── Data lines
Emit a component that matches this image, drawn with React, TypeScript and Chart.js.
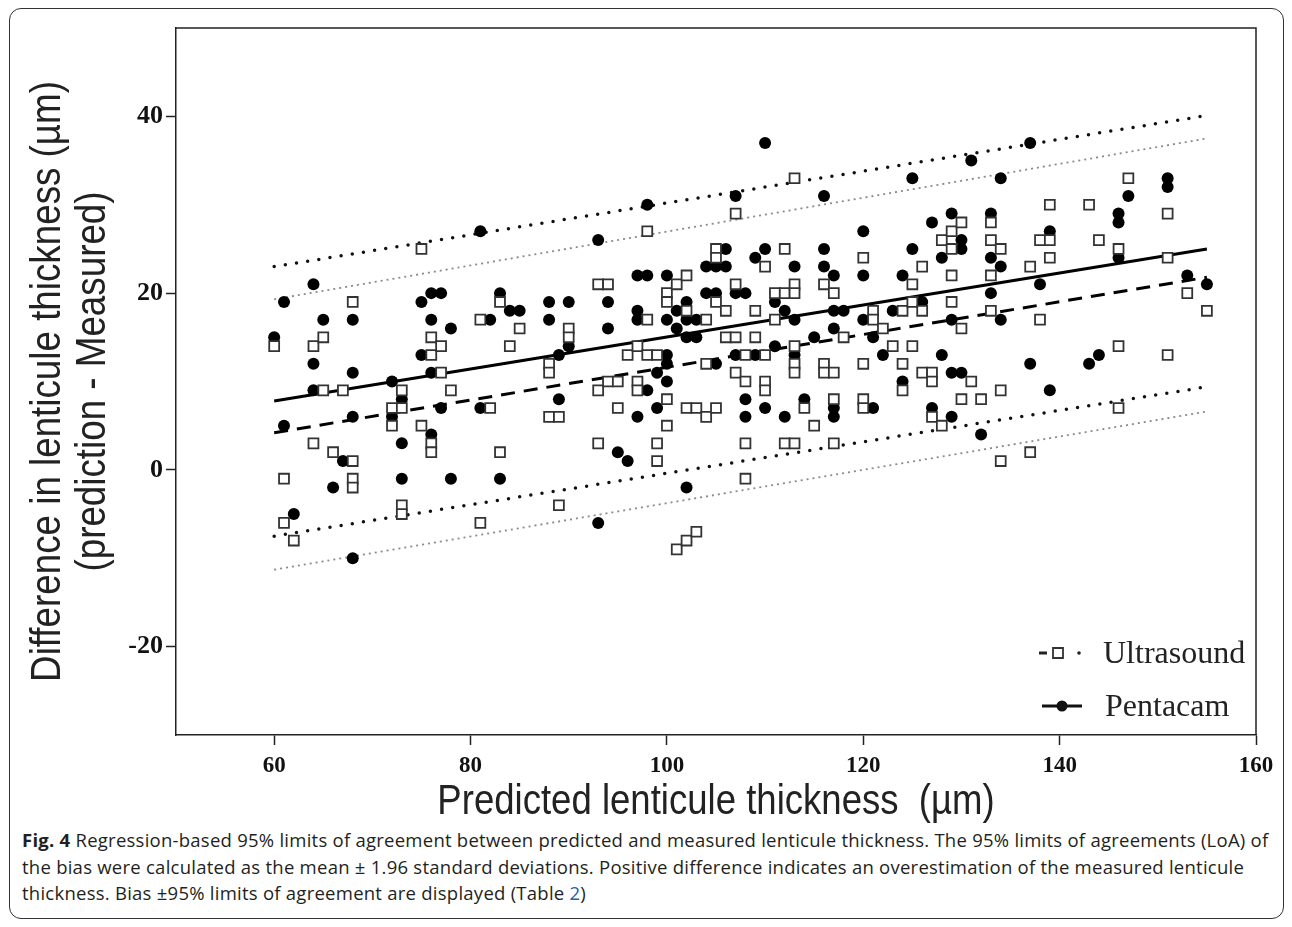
import React, { useEffect, useRef } from "react";
import { Chart, registerables } from "chart.js";

Chart.register(...registerables);

// ---- data ----
const xTicks = [60, 80, 100, 120, 140, 160];
const yTicks = [-20, 0, 20, 40];

const seriesNames = ["Ultrasound", "Pentacam"];

// Ultrasound (open squares): [predicted thickness, difference]
const ultrasoundPoints: [number, number][] = [
  [60, 14], [61, -1], [61, -6], [62, -8], [64, 14], [64, 3], [65, 15], [65, 9], [66, 2], [67, 9],
  [68, 19], [68, 1], [68, -1], [68, -2], [72, 7], [72, 5], [73, 9], [73, 7], [73, -4], [73, -5],
  [75, 25], [75, 5], [76, 15], [76, 13], [76, 3], [76, 2], [77, 14], [77, 11], [78, 9], [81, 17],
  [81, -6], [82, 7], [83, 19], [83, 2], [84, 14], [85, 16], [88, 12], [88, 11], [88, 6], [89, 6],
  [89, -4], [90, 16], [90, 15], [93, 21], [94, 21], [93, 9], [93, 3], [94, 10], [95, 10], [95, 7],
  [96, 13], [97, 14], [97, 10], [97, 9], [98, 27], [98, 17], [98, 13], [99, 13], [99, 3], [99, 1],
  [100, 20], [100, 19], [100, 8], [100, 5], [101, 21], [101, -9], [102, 22], [102, 18], [102, 7], [102, -8],
  [103, 7], [103, -7], [104, 17], [104, 12], [104, 6], [105, 25], [105, 24], [105, 19], [105, 7], [106, 18],
  [106, 15], [107, 29], [107, 21], [107, 15], [107, 11], [108, 13], [108, 10], [108, 3], [108, -1], [109, 18],
  [109, 15], [110, 23], [110, 13], [110, 10], [110, 9], [111, 20], [111, 17], [112, 25], [112, 20], [112, 3],
  [113, 33], [113, 21], [113, 20], [113, 14], [113, 12], [113, 11], [113, 3], [114, 7], [115, 5], [116, 21],
  [116, 12], [116, 11], [117, 20], [117, 11], [117, 8], [117, 3], [118, 15], [120, 24], [120, 12], [120, 8],
  [120, 7], [121, 18], [121, 17], [122, 16], [123, 14], [124, 18], [124, 12], [124, 9], [125, 21], [125, 19],
  [125, 14], [126, 23], [126, 18], [126, 11], [127, 11], [127, 10], [127, 6], [128, 26], [128, 5], [129, 27],
  [129, 25], [129, 22], [129, 19], [130, 28], [130, 16], [130, 8], [131, 10], [132, 8], [133, 28], [133, 26],
  [133, 22], [133, 18], [134, 25], [134, 9], [134, 1], [137, 23], [137, 2], [138, 26], [138, 17], [139, 30],
  [139, 26], [139, 24], [143, 30], [144, 26], [146, 25], [146, 14], [146, 7], [147, 33], [151, 29], [151, 24],
  [151, 13], [153, 20], [155, 18],
];

// Pentacam (filled circles): [predicted thickness, difference]
const pentacamPoints: [number, number][] = [
  [60, 15], [61, 19], [61, 5], [62, -5], [64, 21], [64, 12], [64, 9], [65, 17], [66, -2], [67, 1],
  [68, 17], [68, 11], [68, 6], [68, -10], [72, 10], [72, 6], [73, 8], [73, 3], [73, -1], [75, 19],
  [75, 13], [76, 20], [76, 17], [76, 11], [76, 4], [77, 20], [77, 7], [78, 16], [78, -1], [81, 27],
  [81, 7], [82, 17], [83, 20], [83, -1], [84, 18], [85, 18], [88, 19], [88, 17], [89, 13], [89, 8],
  [90, 19], [90, 14], [93, 26], [93, -6], [94, 19], [94, 16], [95, 2], [96, 1], [97, 22], [97, 18],
  [97, 17], [97, 6], [98, 30], [98, 22], [98, 9], [99, 11], [99, 7], [100, 22], [100, 17], [100, 13],
  [100, 12], [100, 10], [101, 18], [101, 16], [102, 19], [102, 17], [102, 15], [102, -2], [103, 17], [103, 15],
  [104, 23], [104, 20], [105, 23], [105, 20], [105, 12], [106, 25], [106, 23], [107, 31], [107, 20], [107, 13],
  [108, 20], [108, 8], [108, 6], [109, 24], [109, 13], [110, 37], [110, 25], [110, 7], [111, 19], [111, 14],
  [112, 18], [112, 6], [113, 23], [113, 17], [113, 13], [114, 8], [115, 15], [116, 31], [116, 25], [116, 23],
  [117, 22], [117, 18], [117, 16], [117, 7], [117, 6], [118, 18], [120, 27], [120, 22], [120, 17], [121, 15],
  [121, 7], [122, 13], [123, 18], [124, 22], [124, 10], [125, 33], [125, 25], [126, 19], [127, 28], [127, 7],
  [128, 24], [128, 13], [129, 29], [129, 17], [129, 11], [129, 6], [130, 26], [130, 25], [130, 11], [131, 35],
  [132, 4], [133, 29], [133, 24], [133, 20], [134, 33], [134, 23], [134, 17], [137, 37], [137, 12], [138, 21],
  [139, 27], [139, 9], [143, 12], [144, 13], [146, 29], [146, 28], [146, 24], [147, 31], [151, 33], [151, 32],
  [153, 22], [155, 21],
];

// regression-based bias and 95% limits of agreement (end points at x = 60 and 155)
const lineX = [60, 155];
const pentacamMean = [7.8, 25.0];
const pentacamUpper = [23.0, 40.1];
const pentacamLower = [-7.5, 9.4];
const ultrasoundMean = [4.2, 21.8];
const ultrasoundUpper = [19.3, 37.5];
const ultrasoundLower = [-11.3, 6.6];

const xTitle = "Predicted lenticule thickness  (µm)";
const yTitle = ["Difference in lenticule thickness (µm)", "(prediction - Measured)"];

const titleFont = "43px 'Liberation Sans', Arial, sans-serif";
const serif = "'Liberation Serif', 'Times New Roman', serif";

const CANVAS_W = 1276;
const CANVAS_H = 817;

export default function App() {
  const ref = useRef<HTMLCanvasElement | null>(null);

  useEffect(() => {
    if (!ref.current) return;
    const toXY = (pts: [number, number][]) => pts.map(([x, y]) => ({ x, y }));
    const line = (ys: number[]) => lineX.map((x, i) => ({ x, y: ys[i] }));

    const decorPlugin = {
      id: "frameLegendTitles",
      afterDraw(chart: any) {
        const { ctx, chartArea: a } = chart;
        ctx.save();
        // top and right sides of the plot box
        ctx.strokeStyle = "#222";
        ctx.lineWidth = 1.5;
        ctx.beginPath();
        ctx.moveTo(a.left, a.top);
        ctx.lineTo(a.right, a.top);
        ctx.lineTo(a.right, a.bottom);
        ctx.stroke();

        // axis titles (narrow sans: horizontally condensed Liberation Sans)
        ctx.fillStyle = "#222";
        ctx.font = titleFont;
        ctx.textAlign = "center";
        ctx.textBaseline = "middle";
        const cx = (a.left + a.right) / 2;
        const cy = (a.top + a.bottom) / 2;
        ctx.save();
        ctx.translate(cx, 794);
        ctx.scale(0.85, 1);
        ctx.fillText(xTitle, 0, 0);
        ctx.restore();
        yTitle.forEach((t, i) => {
          ctx.save();
          ctx.translate(40 + i * 45, cy);
          ctx.rotate(-Math.PI / 2);
          ctx.scale(0.855, 1);
          ctx.fillText(t, 0, 0);
          ctx.restore();
        });

        // legend inside plot, lower right
        const r = a.right;
        ctx.font = `32px ${serif}`;
        ctx.textBaseline = "alphabetic";
        ctx.textAlign = "left";
        // Ultrasound row
        const y1 = 645;
        ctx.strokeStyle = "#222";
        ctx.lineWidth = 3;
        ctx.beginPath();
        ctx.moveTo(r - 217, y1);
        ctx.lineTo(r - 209, y1);
        ctx.stroke();
        ctx.lineWidth = 1.8;
        ctx.strokeStyle = "#333";
        ctx.fillStyle = "#fff";
        ctx.beginPath();
        ctx.rect(r - 203, y1 - 5, 10, 10);
        ctx.fill();
        ctx.stroke();
        ctx.fillStyle = "#222";
        ctx.beginPath();
        ctx.arc(r - 177, y1, 1.8, 0, Math.PI * 2);
        ctx.fill();
        ctx.fillText(chart.data.datasets[0].label, r - 153, y1 + 10);
        // Pentacam row
        const y2 = 698;
        ctx.strokeStyle = "#111";
        ctx.lineWidth = 3;
        ctx.beginPath();
        ctx.moveTo(r - 214, y2);
        ctx.lineTo(r - 174, y2);
        ctx.stroke();
        ctx.fillStyle = "#111";
        ctx.beginPath();
        ctx.arc(r - 194, y2, 5.5, 0, Math.PI * 2);
        ctx.fill();
        ctx.fillStyle = "#222";
        ctx.fillText(chart.data.datasets[1].label, r - 151, y2 + 10);
        ctx.restore();
      },
    };

    const chart = new Chart(ref.current, {
      type: "scatter",
      data: {
        datasets: [
          {
            label: seriesNames[0],
            data: toXY(ultrasoundPoints),
            pointStyle: "rect",
            pointRadius: 7,
            backgroundColor: "#ffffff",
            borderColor: "#333333",
            borderWidth: 1.8,
            order: 1,
          },
          {
            label: seriesNames[1],
            data: toXY(pentacamPoints),
            pointStyle: "circle",
            pointRadius: 6,
            backgroundColor: "#000000",
            borderColor: "#000000",
            borderWidth: 0,
            order: 2,
          },
          {
            label: "Pentacam bias",
            data: line(pentacamMean),
            showLine: true,
            pointRadius: 0,
            borderColor: "#000",
            borderWidth: 3,
            order: 3,
          },
          {
            label: "Ultrasound bias",
            data: line(ultrasoundMean),
            showLine: true,
            pointRadius: 0,
            borderColor: "#000",
            borderWidth: 3,
            borderDash: [14, 9],
            order: 3,
          },
          {
            label: "Pentacam upper LoA",
            data: line(pentacamUpper),
            showLine: true,
            pointRadius: 0,
            borderColor: "#111",
            borderWidth: 3.5,
            borderDash: [0, 11.3],
            borderCapStyle: "round",
            order: 3,
          },
          {
            label: "Pentacam lower LoA",
            data: line(pentacamLower),
            showLine: true,
            pointRadius: 0,
            borderColor: "#111",
            borderWidth: 3.5,
            borderDash: [0, 11.3],
            borderCapStyle: "round",
            order: 3,
          },
          {
            label: "Ultrasound upper LoA",
            data: line(ultrasoundUpper),
            showLine: true,
            pointRadius: 0,
            borderColor: "#8a8a8a",
            borderWidth: 1.8,
            borderDash: [2, 4],
            order: 3,
          },
          {
            label: "Ultrasound lower LoA",
            data: line(ultrasoundLower),
            showLine: true,
            pointRadius: 0,
            borderColor: "#8a8a8a",
            borderWidth: 1.8,
            borderDash: [2, 4],
            order: 3,
          },
        ],
      },
      options: {
        animation: false,
        responsive: false,
        events: [],
        layout: { padding: { left: 0, top: 20, right: 28, bottom: 0 } },
        plugins: {
          legend: { display: false },
          tooltip: { enabled: false },
        },
        scales: {
          x: {
            type: "linear",
            min: 50,
            max: 160,
            afterBuildTicks: (s: any) => {
              s.ticks = xTicks.map((v) => ({ value: v }));
            },
            afterFit: (s: any) => {
              s.height = 90;
            },
            grid: {
              drawOnChartArea: false,
              drawTicks: true,
              tickLength: 10,
              tickColor: "#222",
              tickWidth: 1.5,
            },
            border: { display: true, color: "#222", width: 1.5 },
            ticks: {
              font: { family: serif, weight: "bold", size: 23 },
              color: "#111",
              padding: 7,
              maxRotation: 0,
              autoSkip: false,
            },
            title: { display: false },
          },
          y: {
            type: "linear",
            min: -30,
            max: 50,
            afterBuildTicks: (s: any) => {
              s.ticks = yTicks.map((v) => ({ value: v }));
            },
            afterFit: (s: any) => {
              s.width = 168;
            },
            grid: {
              drawOnChartArea: false,
              drawTicks: true,
              tickLength: 10,
              tickColor: "#222",
              tickWidth: 1.5,
            },
            border: { display: true, color: "#222", width: 1.5 },
            ticks: {
              font: { family: serif, weight: "bold", size: 26 },
              color: "#111",
              padding: 3,
              autoSkip: false,
            },
            title: { display: false },
          },
        },
      },
      plugins: [decorPlugin],
    } as any);

    return () => chart.destroy();
  }, []);

  return (
    <div style={{ position: "relative", width: CANVAS_W, height: 911 }}>
      <div
        style={{
          position: "absolute",
          left: 1,
          top: 0,
          width: 1275,
          height: 911,
          boxSizing: "border-box",
          border: "1.5px solid #333",
          borderRadius: 12,
        }}
      />
      <canvas
        ref={ref}
        width={CANVAS_W}
        height={CANVAS_H}
        style={{ position: "absolute", left: 0, top: 0, width: CANVAS_W, height: CANVAS_H }}
      />
      <div
        style={{
          position: "absolute",
          left: 14,
          top: 819,
          whiteSpace: "nowrap",
          fontFamily: "'Open Sans', 'Noto Sans', sans-serif",
          fontSize: 18.5,
          lineHeight: "26.5px",
          color: "#231f20",
          letterSpacing: "0.25px",
        }}
      >
        <b>Fig. 4</b> Regression-based 95% limits of agreement between predicted and measured lenticule thickness. The 95% limits of agreements (LoA) of
        <br />
        the bias were calculated as the mean ± 1.96 standard deviations. Positive difference indicates an overestimation of the measured lenticule
        <br />
        thickness. Bias ±95% limits of agreement are displayed (Table <span style={{ color: "#2a5db0" }}>2</span>)
      </div>
    </div>
  );
}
────
Task description: In the lines above, find each one with "React" and list it.

Task answer:
Emit a component that matches this image, drawn with React, TypeScript and Chart.js.
import React, { useEffect, useRef } from "react";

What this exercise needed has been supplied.